╭──

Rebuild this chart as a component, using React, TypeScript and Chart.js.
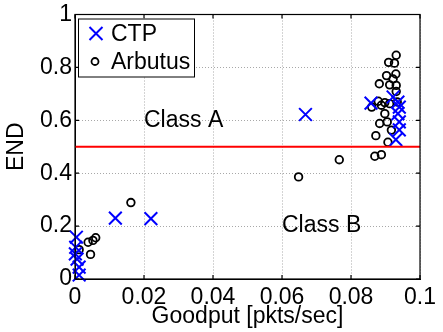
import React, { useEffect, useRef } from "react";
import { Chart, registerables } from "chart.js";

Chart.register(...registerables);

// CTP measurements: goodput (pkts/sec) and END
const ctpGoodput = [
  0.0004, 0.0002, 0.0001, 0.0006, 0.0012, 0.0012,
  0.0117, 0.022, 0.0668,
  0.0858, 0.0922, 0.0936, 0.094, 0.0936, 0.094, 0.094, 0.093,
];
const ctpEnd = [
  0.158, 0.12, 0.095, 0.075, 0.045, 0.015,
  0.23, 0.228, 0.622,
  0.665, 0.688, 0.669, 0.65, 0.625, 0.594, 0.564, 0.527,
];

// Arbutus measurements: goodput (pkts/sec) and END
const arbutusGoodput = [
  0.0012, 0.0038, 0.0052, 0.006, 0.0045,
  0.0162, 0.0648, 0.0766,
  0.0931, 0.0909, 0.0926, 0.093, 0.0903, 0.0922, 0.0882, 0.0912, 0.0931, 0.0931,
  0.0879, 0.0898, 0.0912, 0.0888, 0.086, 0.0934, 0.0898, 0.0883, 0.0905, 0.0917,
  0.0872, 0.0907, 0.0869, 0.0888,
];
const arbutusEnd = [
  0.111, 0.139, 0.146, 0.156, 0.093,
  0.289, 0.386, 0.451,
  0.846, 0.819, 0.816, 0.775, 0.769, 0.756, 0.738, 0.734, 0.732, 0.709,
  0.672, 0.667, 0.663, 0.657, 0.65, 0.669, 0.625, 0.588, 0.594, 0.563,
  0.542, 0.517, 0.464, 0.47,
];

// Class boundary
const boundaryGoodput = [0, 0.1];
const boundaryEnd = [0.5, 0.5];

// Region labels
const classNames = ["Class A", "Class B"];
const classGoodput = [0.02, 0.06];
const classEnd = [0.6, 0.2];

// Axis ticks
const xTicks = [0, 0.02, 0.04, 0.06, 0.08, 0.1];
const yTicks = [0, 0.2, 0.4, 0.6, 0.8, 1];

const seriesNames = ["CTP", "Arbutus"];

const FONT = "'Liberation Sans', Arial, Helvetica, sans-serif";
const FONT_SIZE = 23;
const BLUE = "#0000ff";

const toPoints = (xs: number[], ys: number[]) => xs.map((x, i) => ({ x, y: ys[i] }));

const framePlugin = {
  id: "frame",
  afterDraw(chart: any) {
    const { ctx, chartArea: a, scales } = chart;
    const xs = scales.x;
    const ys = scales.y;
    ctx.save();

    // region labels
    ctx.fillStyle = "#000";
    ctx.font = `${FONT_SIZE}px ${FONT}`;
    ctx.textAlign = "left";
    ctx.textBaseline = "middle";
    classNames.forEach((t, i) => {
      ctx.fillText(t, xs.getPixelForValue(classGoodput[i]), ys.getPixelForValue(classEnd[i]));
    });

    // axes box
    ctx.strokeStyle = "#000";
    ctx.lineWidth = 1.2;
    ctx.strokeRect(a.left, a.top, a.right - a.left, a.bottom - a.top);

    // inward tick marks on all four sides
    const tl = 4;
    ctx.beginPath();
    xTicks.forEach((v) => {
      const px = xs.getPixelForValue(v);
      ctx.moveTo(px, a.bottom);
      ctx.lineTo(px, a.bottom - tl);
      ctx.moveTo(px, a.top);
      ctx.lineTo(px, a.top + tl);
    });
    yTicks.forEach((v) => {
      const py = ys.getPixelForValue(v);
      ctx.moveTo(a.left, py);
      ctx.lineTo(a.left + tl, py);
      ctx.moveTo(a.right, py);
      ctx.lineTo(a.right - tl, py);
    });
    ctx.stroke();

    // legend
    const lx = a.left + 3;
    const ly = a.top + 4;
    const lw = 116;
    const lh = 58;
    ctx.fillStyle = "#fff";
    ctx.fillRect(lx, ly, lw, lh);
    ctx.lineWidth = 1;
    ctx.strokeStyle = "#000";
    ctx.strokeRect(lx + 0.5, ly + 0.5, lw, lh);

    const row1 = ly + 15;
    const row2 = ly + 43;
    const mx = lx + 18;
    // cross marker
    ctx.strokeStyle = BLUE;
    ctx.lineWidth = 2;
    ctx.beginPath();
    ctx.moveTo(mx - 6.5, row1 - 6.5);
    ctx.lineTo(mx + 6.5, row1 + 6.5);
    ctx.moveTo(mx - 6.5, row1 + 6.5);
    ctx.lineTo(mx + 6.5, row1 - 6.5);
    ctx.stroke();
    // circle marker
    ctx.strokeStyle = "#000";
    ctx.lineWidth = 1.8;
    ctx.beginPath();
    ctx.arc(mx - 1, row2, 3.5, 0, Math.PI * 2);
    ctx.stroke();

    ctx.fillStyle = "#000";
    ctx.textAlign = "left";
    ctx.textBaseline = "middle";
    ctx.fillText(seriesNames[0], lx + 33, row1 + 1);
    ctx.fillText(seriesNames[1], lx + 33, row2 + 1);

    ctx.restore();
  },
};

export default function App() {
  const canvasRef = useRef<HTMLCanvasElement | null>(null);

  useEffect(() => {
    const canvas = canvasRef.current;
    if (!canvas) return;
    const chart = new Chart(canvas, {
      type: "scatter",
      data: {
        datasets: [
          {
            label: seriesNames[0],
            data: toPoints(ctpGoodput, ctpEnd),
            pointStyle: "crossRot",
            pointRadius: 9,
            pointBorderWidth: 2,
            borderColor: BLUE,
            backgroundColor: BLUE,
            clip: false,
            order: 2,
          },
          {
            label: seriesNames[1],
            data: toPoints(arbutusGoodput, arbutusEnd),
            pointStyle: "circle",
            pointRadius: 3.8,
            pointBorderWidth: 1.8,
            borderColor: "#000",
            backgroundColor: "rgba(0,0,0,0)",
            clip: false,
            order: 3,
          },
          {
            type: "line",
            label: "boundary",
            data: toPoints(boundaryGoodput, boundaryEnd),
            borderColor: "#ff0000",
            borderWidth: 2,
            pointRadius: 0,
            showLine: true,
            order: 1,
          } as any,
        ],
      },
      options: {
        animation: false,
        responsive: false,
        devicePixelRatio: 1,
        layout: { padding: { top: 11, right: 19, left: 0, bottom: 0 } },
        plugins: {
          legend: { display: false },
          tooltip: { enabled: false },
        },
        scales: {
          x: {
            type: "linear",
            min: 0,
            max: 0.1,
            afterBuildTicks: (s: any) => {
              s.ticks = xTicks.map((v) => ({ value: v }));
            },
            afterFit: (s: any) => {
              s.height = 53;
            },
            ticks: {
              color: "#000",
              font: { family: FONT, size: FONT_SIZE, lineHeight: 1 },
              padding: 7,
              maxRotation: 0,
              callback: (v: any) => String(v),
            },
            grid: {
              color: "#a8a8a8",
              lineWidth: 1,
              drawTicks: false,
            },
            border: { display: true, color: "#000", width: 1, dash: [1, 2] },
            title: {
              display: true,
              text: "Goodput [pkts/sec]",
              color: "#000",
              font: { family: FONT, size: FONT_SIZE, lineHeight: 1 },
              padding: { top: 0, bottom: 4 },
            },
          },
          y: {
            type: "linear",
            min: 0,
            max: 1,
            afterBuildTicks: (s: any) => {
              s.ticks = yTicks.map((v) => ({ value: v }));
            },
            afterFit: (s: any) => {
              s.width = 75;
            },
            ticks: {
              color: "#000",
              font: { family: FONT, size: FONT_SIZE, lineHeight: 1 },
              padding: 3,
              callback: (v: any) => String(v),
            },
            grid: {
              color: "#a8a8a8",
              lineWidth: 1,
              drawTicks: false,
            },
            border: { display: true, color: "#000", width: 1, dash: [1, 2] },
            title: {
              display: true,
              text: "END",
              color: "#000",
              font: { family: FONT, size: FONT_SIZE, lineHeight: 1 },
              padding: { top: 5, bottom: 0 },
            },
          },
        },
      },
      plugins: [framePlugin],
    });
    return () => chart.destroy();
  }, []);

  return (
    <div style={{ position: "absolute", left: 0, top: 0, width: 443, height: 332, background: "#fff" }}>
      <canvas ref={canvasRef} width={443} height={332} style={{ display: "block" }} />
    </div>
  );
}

╰──

● **Your instructions**: Please quote the lines of the material, beginning with the first and ending with the one that contains "ctx.save();", exactly as written and without any pictures.

● **Task output**:
Rebuild this chart as a component, using React, TypeScript and Chart.js.
import React, { useEffect, useRef } from "react";
import { Chart, registerables } from "chart.js";

Chart.register(...registerables);

// CTP measurements: goodput (pkts/sec) and END
const ctpGoodput = [
  0.0004, 0.0002, 0.0001, 0.0006, 0.0012, 0.0012,
  0.0117, 0.022, 0.0668,
  0.0858, 0.0922, 0.0936, 0.094, 0.0936, 0.094, 0.094, 0.093,
];
const ctpEnd = [
  0.158, 0.12, 0.095, 0.075, 0.045, 0.015,
  0.23, 0.228, 0.622,
  0.665, 0.688, 0.669, 0.65, 0.625, 0.594, 0.564, 0.527,
];

// Arbutus measurements: goodput (pkts/sec) and END
const arbutusGoodput = [
  0.0012, 0.0038, 0.0052, 0.006, 0.0045,
  0.0162, 0.0648, 0.0766,
  0.0931, 0.0909, 0.0926, 0.093, 0.0903, 0.0922, 0.0882, 0.0912, 0.0931, 0.0931,
  0.0879, 0.0898, 0.0912, 0.0888, 0.086, 0.0934, 0.0898, 0.0883, 0.0905, 0.0917,
  0.0872, 0.0907, 0.0869, 0.0888,
];
const arbutusEnd = [
  0.111, 0.139, 0.146, 0.156, 0.093,
  0.289, 0.386, 0.451,
  0.846, 0.819, 0.816, 0.775, 0.769, 0.756, 0.738, 0.734, 0.732, 0.709,
  0.672, 0.667, 0.663, 0.657, 0.65, 0.669, 0.625, 0.588, 0.594, 0.563,
  0.542, 0.517, 0.464, 0.47,
];

// Class boundary
const boundaryGoodput = [0, 0.1];
const boundaryEnd = [0.5, 0.5];

// Region labels
const classNames = ["Class A", "Class B"];
const classGoodput = [0.02, 0.06];
const classEnd = [0.6, 0.2];

// Axis ticks
const xTicks = [0, 0.02, 0.04, 0.06, 0.08, 0.1];
const yTicks = [0, 0.2, 0.4, 0.6, 0.8, 1];

const seriesNames = ["CTP", "Arbutus"];

const FONT = "'Liberation Sans', Arial, Helvetica, sans-serif";
const FONT_SIZE = 23;
const BLUE = "#0000ff";

const toPoints = (xs: number[], ys: number[]) => xs.map((x, i) => ({ x, y: ys[i] }));

const framePlugin = {
  id: "frame",
  afterDraw(chart: any) {
    const { ctx, chartArea: a, scales } = chart;
    const xs = scales.x;
    const ys = scales.y;
    ctx.save();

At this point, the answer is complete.